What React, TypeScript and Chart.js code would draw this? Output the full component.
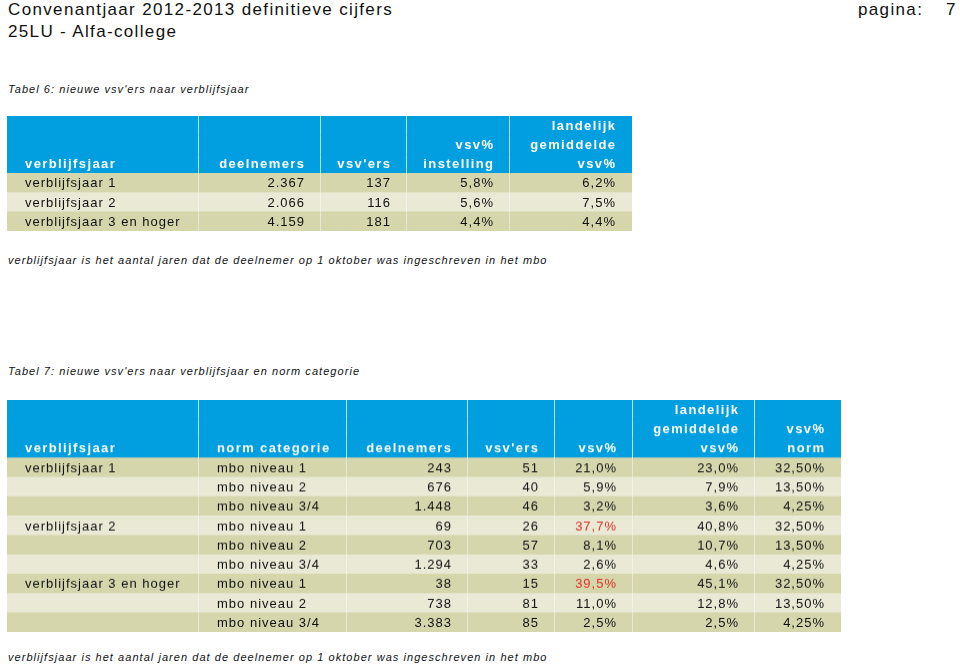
import React, { useEffect, useRef } from 'react';
import { Chart, registerables } from 'chart.js';

Chart.register(...registerables);

const FONT = '"Liberation Sans", Arial, Helvetica, sans-serif';
const BLUE = '#019ee0';
const DARK = '#d5d6ac';
const LIGHT = '#e9e9d6';
const RED = '#e0302a';

// ---- Tabel 6 ----
const t6Header: string[][] = [
  ['', '', '', '', 'landelijk'],
  ['', '', '', 'vsv%', 'gemiddelde'],
  ['verblijfsjaar', 'deelnemers', "vsv'ers", 'instelling', 'vsv%'],
];
const t6Verblijfsjaar = ['verblijfsjaar 1', 'verblijfsjaar 2', 'verblijfsjaar 3 en hoger'];
const t6Deelnemers = [2367, 2066, 4159];
const t6VsvErs = [137, 116, 181];
const t6VsvPct = [5.8, 5.6, 4.4];
const t6Landelijk = [6.2, 7.5, 4.4];

// ---- Tabel 7 ----
const t7Header: string[][] = [
  ['', '', '', '', '', 'landelijk', ''],
  ['', '', '', '', '', 'gemiddelde', 'vsv%'],
  ['verblijfsjaar', 'norm categorie', 'deelnemers', "vsv'ers", 'vsv%', 'vsv%', 'norm'],
];
const t7Verblijfsjaar = ['verblijfsjaar 1', '', '', 'verblijfsjaar 2', '', '', 'verblijfsjaar 3 en hoger', '', ''];
const t7Norm = ['mbo niveau 1', 'mbo niveau 2', 'mbo niveau 3/4', 'mbo niveau 1', 'mbo niveau 2', 'mbo niveau 3/4', 'mbo niveau 1', 'mbo niveau 2', 'mbo niveau 3/4'];
const t7Deelnemers = [243, 676, 1448, 69, 703, 1294, 38, 738, 3383];
const t7VsvErs = [51, 40, 46, 26, 57, 33, 15, 81, 85];
const t7VsvPct = [21.0, 5.9, 3.2, 37.7, 8.1, 2.6, 39.5, 11.0, 2.5];
const t7Landelijk = [23.0, 7.9, 3.6, 40.8, 10.7, 4.6, 45.1, 12.8, 2.5];
const t7NormPct = [32.5, 13.5, 4.25, 32.5, 13.5, 4.25, 32.5, 13.5, 4.25];

// layout (column edges in page pixels)
const T6_EDGES = [7, 199, 321, 407, 510, 632];
const T6_ALIGN = ['left', 'right', 'right', 'right', 'right'];
const T7_EDGES = [7, 199, 347, 468, 555, 633, 755, 841];
const T7_ALIGN = ['left', 'left', 'right', 'right', 'right', 'right', 'right'];

const fmtInt = (v: number) => String(v).replace(/\B(?=(\d{3})+(?!\d))/g, '.');
const fmtPct = (v: number, d: number) => v.toFixed(d).replace('.', ',') + '%';

type Cell = { text: string; color?: string };

const t6Body: Cell[][] = t6Verblijfsjaar.map((v, i) => [
  { text: v },
  { text: fmtInt(t6Deelnemers[i]) },
  { text: String(t6VsvErs[i]) },
  { text: fmtPct(t6VsvPct[i], 1) },
  { text: fmtPct(t6Landelijk[i], 1) },
]);

const t7Body: Cell[][] = t7Norm.map((n, i) => [
  { text: t7Verblijfsjaar[i] },
  { text: n },
  { text: fmtInt(t7Deelnemers[i]) },
  { text: String(t7VsvErs[i]) },
  { text: fmtPct(t7VsvPct[i], 1), color: t7VsvPct[i] > t7NormPct[i] ? RED : undefined },
  { text: fmtPct(t7Landelijk[i], 1) },
  { text: fmtPct(t7NormPct[i], 2) },
]);

type TableProps = {
  top: number;
  rowH: number;
  edges: number[];
  align: string[];
  header: string[][];
  body: Cell[][];
};

function TableChart({ top, rowH, edges, align, header, body }: TableProps) {
  const ref = useRef<HTMLCanvasElement | null>(null);
  const nRows = header.length + body.length;
  const width = edges[edges.length - 1] - edges[0];
  const height = rowH * nRows;

  useEffect(() => {
    if (!ref.current) return;
    const h = header.length;
    const labels = Array.from({ length: nRows }, (_, i) => 'r' + i);
    const rowBg = labels.map((_, i) => (i < h ? BLUE : (i - h) % 2 === 0 ? DARK : LIGHT));
    const rowLine = labels.map((_, i) => (i < h ? 'rgba(255,255,255,0.7)' : 'rgba(255,255,255,0.45)'));
    const nCols = edges.length - 1;
    const cellSets = Array.from({ length: nCols }, (_, j) => ({
      label: 'c' + j,
      data: labels.map(() => [edges[j], edges[j + 1]] as [number, number]),
      backgroundColor: rowBg,
      borderWidth: 0,
      grouped: false,
      inflateAmount: 0.7,
      barPercentage: 1,
      categoryPercentage: 1,
      order: 2,
    }));
    const sepSets = edges.slice(1, -1).map((e, k) => ({
      label: 's' + k,
      data: labels.map(() => [e - 1, e] as [number, number]),
      backgroundColor: rowLine,
      borderWidth: 0,
      grouped: false,
      inflateAmount: 0,
      barPercentage: 1,
      categoryPercentage: 1,
      order: 1,
    }));

    const textPlugin = {
      id: 'tableText',
      afterDatasetsDraw(chart: any) {
        const { ctx, scales } = chart;
        const xs = scales.x;
        const ys = scales.y;
        ctx.save();
        ctx.textBaseline = 'middle';
        const rows: Cell[][] = [...header.map((r) => r.map((t) => ({ text: t }))), ...body];
        rows.forEach((row, i) => {
          const isHead = i < h;
          const yy = ys.getPixelForValue(i) + 0.5;
          ctx.font = (isHead ? 'bold ' : '') + '13px ' + FONT;
          const sp = isHead ? 1.4 : 1.0;
          (ctx as any).letterSpacing = sp + 'px';
          row.forEach((cell, j) => {
            if (!cell.text) return;
            ctx.fillStyle = isHead ? '#ffffff' : cell.color || '#111111';
            if (align[j] === 'left') {
              ctx.textAlign = 'left';
              ctx.fillText(cell.text, xs.getPixelForValue(edges[j]) + 18, yy);
            } else {
              ctx.textAlign = 'right';
              ctx.fillText(cell.text, xs.getPixelForValue(edges[j + 1]) - 17 + sp, yy);
            }
          });
        });
        ctx.restore();
      },
    };

    const chart = new Chart(ref.current, {
      type: 'bar',
      data: { labels, datasets: [...cellSets, ...sepSets] as any },
      options: {
        indexAxis: 'y',
        animation: false,
        responsive: true,
        maintainAspectRatio: false,
        events: [],
        layout: { padding: 0 },
        plugins: { legend: { display: false }, tooltip: { enabled: false }, title: { display: false } },
        scales: {
          x: { type: 'linear', display: false, min: edges[0], max: edges[edges.length - 1] },
          y: { type: 'category', display: false, offset: true, grid: { display: false } },
        },
      } as any,
      plugins: [textPlugin],
    });
    return () => chart.destroy();
  }, []);

  return (
    <div style={{ position: 'absolute', left: edges[0], top, width, height }}>
      <canvas ref={ref} />
    </div>
  );
}

const textBase: React.CSSProperties = {
  position: 'absolute',
  whiteSpace: 'nowrap',
  fontFamily: FONT,
  color: '#111',
};

function Line({ x, y, size, text, italic, spacing }: { x: number; y: number; size: number; text: string; italic?: boolean; spacing: number }) {
  return (
    <div
      style={{
        ...textBase,
        left: x,
        top: y - 10,
        height: 20,
        lineHeight: '20px',
        fontSize: size,
        fontStyle: italic ? 'italic' : 'normal',
        letterSpacing: spacing,
      }}
    >
      {text}
    </div>
  );
}

const FOOT = 'verblijfsjaar is het aantal jaren dat de deelnemer op 1 oktober was ingeschreven in het mbo';

export default function App() {
  return (
    <div style={{ position: 'absolute', left: 0, top: 0, width: 960, height: 664, background: '#fff', overflow: 'hidden' }}>
      <Line x={8} y={10} size={17} spacing={1.35} text="Convenantjaar 2012-2013 definitieve cijfers" />
      <Line x={8} y={32} size={17} spacing={1.35} text="25LU - Alfa-college" />
      <Line x={858} y={10} size={17} spacing={1.35} text="pagina:" />
      <Line x={946} y={10} size={17} spacing={1.35} text="7" />
      <Line x={8} y={89} size={11} italic spacing={1.05} text="Tabel 6: nieuwe vsv'ers naar verblijfsjaar" />
      <TableChart top={116} rowH={19.22} edges={T6_EDGES} align={T6_ALIGN} header={t6Header} body={t6Body} />
      <Line x={8} y={260} size={11} italic spacing={1.05} text={FOOT} />
      <Line x={8} y={371} size={11} italic spacing={1.05} text="Tabel 7: nieuwe vsv'ers naar verblijfsjaar en norm categorie" />
      <TableChart top={400} rowH={19.3} edges={T7_EDGES} align={T7_ALIGN} header={t7Header} body={t7Body} />
      <Line x={8} y={657} size={11} italic spacing={1.05} text={FOOT} />
    </div>
  );
}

━━━━━━

Everything from the first line to the line with "const t6Landelijk = [6.2, 7.5, 4.4];" must be repeated exactly, and nothing else. Leave the pictures out.

What React, TypeScript and Chart.js code would draw this? Output the full component.
import React, { useEffect, useRef } from 'react';
import { Chart, registerables } from 'chart.js';

Chart.register(...registerables);

const FONT = '"Liberation Sans", Arial, Helvetica, sans-serif';
const BLUE = '#019ee0';
const DARK = '#d5d6ac';
const LIGHT = '#e9e9d6';
const RED = '#e0302a';

// ---- Tabel 6 ----
const t6Header: string[][] = [
  ['', '', '', '', 'landelijk'],
  ['', '', '', 'vsv%', 'gemiddelde'],
  ['verblijfsjaar', 'deelnemers', "vsv'ers", 'instelling', 'vsv%'],
];
const t6Verblijfsjaar = ['verblijfsjaar 1', 'verblijfsjaar 2', 'verblijfsjaar 3 en hoger'];
const t6Deelnemers = [2367, 2066, 4159];
const t6VsvErs = [137, 116, 181];
const t6VsvPct = [5.8, 5.6, 4.4];
const t6Landelijk = [6.2, 7.5, 4.4];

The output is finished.